* START Data shown *
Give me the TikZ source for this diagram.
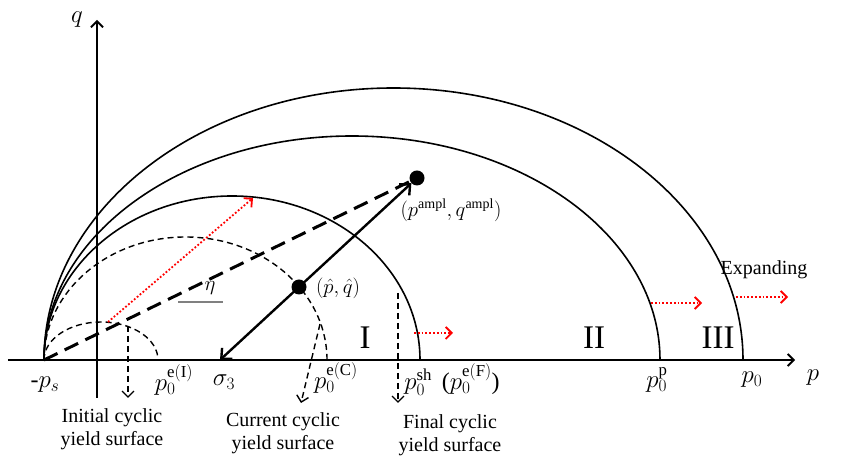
* END Data shown *
* START Data shown *
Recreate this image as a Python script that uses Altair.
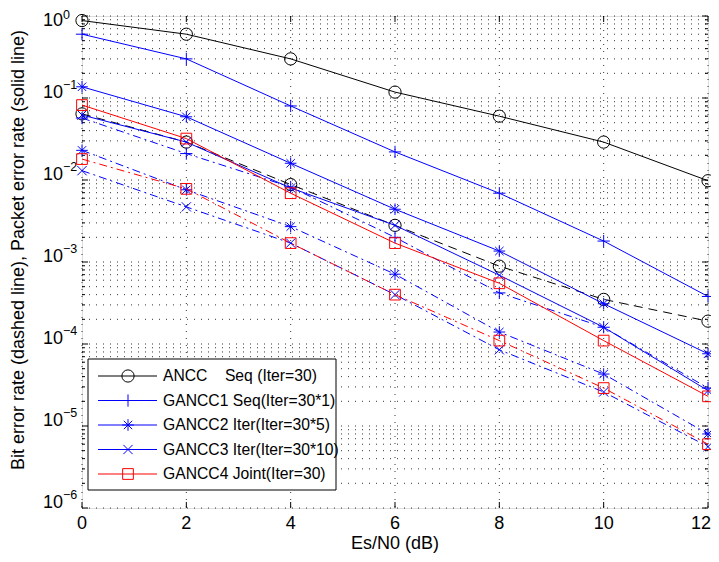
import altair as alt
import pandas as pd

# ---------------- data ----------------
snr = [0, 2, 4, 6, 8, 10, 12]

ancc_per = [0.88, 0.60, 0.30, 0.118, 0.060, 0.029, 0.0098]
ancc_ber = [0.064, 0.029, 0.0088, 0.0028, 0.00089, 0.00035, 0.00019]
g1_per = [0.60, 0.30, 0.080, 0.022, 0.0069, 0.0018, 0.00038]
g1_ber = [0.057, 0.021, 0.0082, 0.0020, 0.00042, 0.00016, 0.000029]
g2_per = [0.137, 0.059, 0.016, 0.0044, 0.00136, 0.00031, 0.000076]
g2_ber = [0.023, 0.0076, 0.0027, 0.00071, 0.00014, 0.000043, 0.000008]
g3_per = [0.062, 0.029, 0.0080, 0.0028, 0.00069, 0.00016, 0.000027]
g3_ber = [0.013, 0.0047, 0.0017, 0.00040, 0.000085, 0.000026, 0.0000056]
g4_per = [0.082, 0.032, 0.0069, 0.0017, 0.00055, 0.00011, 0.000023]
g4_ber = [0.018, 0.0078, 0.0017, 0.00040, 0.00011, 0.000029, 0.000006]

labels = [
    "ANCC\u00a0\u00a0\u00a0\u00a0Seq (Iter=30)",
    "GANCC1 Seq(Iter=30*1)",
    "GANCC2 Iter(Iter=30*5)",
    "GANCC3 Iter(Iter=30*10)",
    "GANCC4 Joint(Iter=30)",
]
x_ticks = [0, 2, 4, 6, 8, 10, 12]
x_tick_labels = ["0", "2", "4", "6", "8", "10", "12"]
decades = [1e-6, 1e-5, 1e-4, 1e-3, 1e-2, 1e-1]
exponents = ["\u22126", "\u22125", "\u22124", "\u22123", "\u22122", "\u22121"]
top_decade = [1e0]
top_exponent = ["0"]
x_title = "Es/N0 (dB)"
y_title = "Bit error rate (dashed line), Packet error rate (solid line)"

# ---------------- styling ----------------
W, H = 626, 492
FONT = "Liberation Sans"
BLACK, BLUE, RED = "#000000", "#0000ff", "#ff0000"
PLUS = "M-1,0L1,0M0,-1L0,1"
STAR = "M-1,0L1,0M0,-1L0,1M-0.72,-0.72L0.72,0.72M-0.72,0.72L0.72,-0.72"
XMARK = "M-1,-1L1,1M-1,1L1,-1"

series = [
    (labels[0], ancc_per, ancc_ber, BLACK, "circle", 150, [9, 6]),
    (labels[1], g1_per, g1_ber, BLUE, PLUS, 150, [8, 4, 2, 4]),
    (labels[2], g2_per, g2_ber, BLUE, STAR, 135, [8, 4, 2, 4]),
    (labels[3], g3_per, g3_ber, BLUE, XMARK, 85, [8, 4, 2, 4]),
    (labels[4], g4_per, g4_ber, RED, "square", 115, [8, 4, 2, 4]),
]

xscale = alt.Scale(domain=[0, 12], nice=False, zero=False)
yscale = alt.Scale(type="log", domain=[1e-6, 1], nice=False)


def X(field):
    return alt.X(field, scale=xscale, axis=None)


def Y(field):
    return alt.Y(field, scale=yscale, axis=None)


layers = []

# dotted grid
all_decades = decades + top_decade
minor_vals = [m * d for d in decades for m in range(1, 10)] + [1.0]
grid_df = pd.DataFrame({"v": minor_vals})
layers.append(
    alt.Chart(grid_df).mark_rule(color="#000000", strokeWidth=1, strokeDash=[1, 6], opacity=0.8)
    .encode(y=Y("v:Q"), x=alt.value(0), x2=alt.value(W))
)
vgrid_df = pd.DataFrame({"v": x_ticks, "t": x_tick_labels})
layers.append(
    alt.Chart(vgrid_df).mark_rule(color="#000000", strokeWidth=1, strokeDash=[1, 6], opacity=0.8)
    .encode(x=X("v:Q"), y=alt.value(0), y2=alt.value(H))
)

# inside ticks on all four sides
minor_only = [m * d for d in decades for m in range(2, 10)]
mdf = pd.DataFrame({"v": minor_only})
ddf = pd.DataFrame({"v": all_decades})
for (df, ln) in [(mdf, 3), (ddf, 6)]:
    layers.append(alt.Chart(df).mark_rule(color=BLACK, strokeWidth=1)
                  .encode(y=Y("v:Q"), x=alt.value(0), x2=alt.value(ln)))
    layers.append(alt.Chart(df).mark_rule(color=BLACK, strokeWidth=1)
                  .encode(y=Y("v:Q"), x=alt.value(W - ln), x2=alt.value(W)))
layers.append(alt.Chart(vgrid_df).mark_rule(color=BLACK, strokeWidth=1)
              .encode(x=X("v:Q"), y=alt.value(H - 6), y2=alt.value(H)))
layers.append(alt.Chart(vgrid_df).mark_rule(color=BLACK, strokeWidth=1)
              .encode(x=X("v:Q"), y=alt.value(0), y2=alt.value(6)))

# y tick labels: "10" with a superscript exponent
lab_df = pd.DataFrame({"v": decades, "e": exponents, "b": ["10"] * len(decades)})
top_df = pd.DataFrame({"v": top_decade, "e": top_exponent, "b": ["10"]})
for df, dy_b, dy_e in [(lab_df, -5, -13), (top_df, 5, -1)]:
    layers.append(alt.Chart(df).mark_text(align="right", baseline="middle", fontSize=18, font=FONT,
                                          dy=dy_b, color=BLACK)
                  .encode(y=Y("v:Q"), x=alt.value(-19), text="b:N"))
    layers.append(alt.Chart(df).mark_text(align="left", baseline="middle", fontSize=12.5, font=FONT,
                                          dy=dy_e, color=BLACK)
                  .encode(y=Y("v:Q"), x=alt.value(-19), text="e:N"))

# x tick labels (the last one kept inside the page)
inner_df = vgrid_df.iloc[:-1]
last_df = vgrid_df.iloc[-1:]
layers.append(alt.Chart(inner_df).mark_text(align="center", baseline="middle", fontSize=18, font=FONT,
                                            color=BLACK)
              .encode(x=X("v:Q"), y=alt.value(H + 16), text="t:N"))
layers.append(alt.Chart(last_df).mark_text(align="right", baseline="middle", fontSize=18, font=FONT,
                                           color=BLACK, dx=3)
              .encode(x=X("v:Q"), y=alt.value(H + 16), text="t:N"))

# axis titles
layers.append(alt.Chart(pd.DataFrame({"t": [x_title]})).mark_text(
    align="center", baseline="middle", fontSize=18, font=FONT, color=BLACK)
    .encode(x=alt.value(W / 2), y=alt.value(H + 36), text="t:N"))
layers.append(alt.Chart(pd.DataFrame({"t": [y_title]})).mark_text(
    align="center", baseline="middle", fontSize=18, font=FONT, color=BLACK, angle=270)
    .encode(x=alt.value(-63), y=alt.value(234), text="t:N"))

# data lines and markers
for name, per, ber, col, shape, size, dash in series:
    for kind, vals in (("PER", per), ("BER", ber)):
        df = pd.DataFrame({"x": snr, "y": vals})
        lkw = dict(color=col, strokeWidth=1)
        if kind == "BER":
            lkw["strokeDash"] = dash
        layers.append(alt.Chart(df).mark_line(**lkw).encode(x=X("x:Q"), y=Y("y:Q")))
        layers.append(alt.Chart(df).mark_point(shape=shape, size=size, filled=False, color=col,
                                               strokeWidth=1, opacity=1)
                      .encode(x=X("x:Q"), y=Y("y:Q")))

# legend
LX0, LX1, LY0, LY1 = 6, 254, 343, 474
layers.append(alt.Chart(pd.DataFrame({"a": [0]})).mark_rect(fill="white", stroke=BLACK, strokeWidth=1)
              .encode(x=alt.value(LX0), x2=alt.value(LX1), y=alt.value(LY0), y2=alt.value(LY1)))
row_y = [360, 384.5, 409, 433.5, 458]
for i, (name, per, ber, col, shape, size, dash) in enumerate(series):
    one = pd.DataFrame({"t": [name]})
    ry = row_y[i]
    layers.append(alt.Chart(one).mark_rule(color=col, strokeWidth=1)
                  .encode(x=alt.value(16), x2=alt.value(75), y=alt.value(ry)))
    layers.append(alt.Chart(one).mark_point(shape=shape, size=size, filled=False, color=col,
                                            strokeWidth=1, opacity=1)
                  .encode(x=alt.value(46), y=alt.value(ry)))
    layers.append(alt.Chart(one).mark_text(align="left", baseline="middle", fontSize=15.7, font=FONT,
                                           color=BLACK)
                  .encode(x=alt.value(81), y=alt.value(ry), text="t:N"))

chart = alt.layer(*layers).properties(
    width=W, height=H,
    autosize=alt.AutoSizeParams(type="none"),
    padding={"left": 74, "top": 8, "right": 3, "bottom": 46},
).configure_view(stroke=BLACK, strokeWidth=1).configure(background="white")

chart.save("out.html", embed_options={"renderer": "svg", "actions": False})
* END Data shown *
* START Data shown *
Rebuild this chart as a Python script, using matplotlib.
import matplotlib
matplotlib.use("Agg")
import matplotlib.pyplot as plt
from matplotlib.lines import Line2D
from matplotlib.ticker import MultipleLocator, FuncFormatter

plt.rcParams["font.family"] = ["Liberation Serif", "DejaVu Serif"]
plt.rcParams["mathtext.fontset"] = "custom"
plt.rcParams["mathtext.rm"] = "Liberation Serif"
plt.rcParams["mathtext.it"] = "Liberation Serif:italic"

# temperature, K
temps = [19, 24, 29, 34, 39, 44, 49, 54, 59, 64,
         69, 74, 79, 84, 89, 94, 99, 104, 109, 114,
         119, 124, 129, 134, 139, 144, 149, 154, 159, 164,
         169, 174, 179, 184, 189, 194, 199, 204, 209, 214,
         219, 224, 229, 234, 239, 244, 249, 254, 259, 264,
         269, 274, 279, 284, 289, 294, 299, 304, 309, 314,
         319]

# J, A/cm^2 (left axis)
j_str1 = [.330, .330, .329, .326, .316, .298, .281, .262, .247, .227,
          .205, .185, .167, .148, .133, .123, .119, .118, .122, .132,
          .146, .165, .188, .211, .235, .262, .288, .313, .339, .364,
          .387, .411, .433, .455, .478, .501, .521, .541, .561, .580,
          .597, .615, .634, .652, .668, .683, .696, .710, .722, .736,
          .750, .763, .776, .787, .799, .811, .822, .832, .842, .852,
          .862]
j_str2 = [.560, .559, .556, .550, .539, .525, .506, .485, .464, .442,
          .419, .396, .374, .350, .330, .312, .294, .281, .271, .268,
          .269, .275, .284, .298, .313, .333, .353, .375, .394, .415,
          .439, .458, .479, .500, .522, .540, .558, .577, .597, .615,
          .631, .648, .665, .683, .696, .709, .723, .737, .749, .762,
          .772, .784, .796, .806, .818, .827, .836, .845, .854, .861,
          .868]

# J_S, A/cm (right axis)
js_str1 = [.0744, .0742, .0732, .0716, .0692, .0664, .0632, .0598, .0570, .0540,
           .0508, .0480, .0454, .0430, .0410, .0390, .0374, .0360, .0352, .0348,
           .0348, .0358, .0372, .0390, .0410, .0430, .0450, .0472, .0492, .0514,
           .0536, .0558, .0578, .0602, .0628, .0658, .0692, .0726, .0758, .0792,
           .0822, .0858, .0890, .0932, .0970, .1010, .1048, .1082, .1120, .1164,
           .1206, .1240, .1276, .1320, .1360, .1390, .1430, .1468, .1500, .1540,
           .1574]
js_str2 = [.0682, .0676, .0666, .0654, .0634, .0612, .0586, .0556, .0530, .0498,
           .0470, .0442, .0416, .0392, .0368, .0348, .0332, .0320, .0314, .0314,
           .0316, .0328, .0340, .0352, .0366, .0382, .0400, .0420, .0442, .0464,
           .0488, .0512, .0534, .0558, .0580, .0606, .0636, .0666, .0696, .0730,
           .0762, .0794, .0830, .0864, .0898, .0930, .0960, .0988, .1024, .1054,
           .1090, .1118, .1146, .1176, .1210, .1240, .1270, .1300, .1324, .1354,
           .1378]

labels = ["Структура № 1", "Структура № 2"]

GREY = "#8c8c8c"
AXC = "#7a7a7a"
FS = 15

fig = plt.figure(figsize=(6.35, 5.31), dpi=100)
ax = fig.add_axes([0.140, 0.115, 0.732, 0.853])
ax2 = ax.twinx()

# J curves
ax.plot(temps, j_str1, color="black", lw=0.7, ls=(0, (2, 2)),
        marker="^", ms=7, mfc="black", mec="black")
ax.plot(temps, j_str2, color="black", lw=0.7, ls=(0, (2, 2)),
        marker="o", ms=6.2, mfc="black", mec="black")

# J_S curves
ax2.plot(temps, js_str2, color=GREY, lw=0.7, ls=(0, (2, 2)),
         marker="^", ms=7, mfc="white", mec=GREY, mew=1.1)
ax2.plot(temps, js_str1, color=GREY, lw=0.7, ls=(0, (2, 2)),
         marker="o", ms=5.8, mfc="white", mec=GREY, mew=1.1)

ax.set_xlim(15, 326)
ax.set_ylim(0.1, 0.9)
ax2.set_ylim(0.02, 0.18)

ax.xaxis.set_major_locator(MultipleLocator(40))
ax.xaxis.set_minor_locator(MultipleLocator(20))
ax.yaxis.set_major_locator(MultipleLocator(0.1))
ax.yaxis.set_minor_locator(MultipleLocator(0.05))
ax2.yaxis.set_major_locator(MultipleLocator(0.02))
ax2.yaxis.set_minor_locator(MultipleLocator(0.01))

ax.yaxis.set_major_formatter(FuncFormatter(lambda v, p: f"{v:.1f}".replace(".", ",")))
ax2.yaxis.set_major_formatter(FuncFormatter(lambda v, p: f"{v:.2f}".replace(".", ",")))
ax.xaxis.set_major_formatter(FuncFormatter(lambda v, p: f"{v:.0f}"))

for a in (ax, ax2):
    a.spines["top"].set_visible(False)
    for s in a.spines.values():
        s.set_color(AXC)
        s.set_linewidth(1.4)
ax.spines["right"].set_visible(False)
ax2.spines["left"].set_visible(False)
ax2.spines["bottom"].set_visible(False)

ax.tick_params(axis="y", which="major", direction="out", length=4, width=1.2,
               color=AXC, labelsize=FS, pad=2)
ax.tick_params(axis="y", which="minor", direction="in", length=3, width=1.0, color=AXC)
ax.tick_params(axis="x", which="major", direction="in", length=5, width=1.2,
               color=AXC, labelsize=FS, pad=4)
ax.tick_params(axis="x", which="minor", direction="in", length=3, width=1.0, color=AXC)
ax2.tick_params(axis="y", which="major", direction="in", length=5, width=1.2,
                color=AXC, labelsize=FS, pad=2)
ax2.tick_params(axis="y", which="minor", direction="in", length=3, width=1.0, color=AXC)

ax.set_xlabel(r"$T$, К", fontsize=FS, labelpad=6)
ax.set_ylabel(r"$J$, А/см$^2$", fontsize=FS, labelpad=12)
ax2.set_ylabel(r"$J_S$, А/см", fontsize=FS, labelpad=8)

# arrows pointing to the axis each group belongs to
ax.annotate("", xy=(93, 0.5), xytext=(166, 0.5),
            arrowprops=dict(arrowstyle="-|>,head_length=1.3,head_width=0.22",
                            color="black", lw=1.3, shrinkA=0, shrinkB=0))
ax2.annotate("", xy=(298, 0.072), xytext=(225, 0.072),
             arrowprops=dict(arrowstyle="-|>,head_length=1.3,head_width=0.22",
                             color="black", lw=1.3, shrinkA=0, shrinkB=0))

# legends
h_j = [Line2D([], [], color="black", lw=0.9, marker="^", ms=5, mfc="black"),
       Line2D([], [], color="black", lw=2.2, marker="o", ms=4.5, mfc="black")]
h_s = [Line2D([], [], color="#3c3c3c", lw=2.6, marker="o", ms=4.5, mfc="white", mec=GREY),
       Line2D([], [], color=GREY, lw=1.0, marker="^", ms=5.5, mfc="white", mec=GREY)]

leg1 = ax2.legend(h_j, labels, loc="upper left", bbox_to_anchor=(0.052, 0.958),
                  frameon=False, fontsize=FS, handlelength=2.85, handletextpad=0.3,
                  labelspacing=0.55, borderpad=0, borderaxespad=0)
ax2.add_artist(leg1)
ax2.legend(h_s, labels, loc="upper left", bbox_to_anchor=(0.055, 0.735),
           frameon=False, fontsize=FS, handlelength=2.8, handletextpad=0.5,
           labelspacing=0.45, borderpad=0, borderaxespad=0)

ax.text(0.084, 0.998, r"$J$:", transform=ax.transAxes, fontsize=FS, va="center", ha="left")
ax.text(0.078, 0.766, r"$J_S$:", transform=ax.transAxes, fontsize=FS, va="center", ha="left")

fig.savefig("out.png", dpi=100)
* END Data shown *
» Written task
Read through the entries and copy each line in which "this" appears.

» The answer
Give me the TikZ source for this diagram.
Recreate this image as a Python script that uses Altair.
Rebuild this chart as a Python script, using matplotlib.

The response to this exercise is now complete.